Iron ore price surges to 10-week high

The world’s longest bridge connects Qingdao to Huangdao

The price of iron ore built on recent gains on Wednesday as hopes for a revival of Chinese infrastructure spending boosted commodity markets and the outlook for the sector.

The benchmark 62% Fe import price including freight and insurance at the Chinese port of Tianjin added 0.5% to $56.90 a tonne, the highest since July 1 according to data provided by The SteelIndex. Iron ore is now trading 29% above record lows for the spot market hit July 8, but remains down more than 18% year to date.

Metal Bulletin’s benchmark 62%-index at the ports of Qingdao-Rizhao-Lianyungang in China gained $0.70 to $58.18 while lower grade 58% fines climbed to $51.08.

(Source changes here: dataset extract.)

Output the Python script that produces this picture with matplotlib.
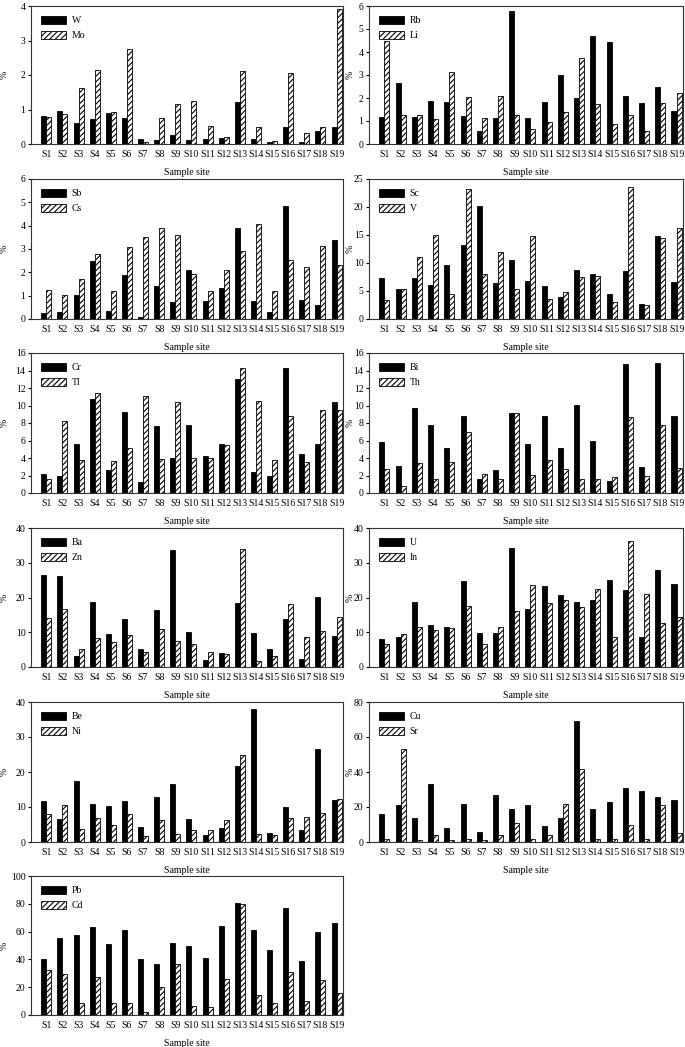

On futures markets the steelmaking raw material made even more spectacular gains with the most active January-delivery contract on the Dalian exchange surging by the maximum allowed daily before settling slightly below that for a 3.9% gain to $63 a tonne on the day. In Singapore December futures added 3.6%.

The market was buoyed by comments from China’s finance ministry late on Tuesday that it would implement stronger financial policies and make timely adjustments to fiscal policy, boost infrastructure spending and speed up reform of its tax system.

The country’s central economic planning authority called the National Development and Reform Commission (NDRC) bolstered the announcement by approving two railway projects with a cost of $11 billion yesterday.

Infrastructure spending on some sectors such as telecommunications has only been “30-40 percent” completed, and local governments may speed up investment for the rest of the year,  Wang Li, an analyst at CRU Group in Beijing told Reuters:

“There are some uncertainties in the overall economy but the Chinese government has bigger power and influence on the economy so I’m not too bearish,” said Wang.

The rally in iron ore also came despite a 14% decline in Chinese imports in August to 74.12 million according to customs data released last weekend although Wang said the sharp pullback could be the result of slower supply growth rather than a collapse of demand. For the first eight months of this year cargoes have been flat at 613 million tonnes compared to a record-breaking 2014.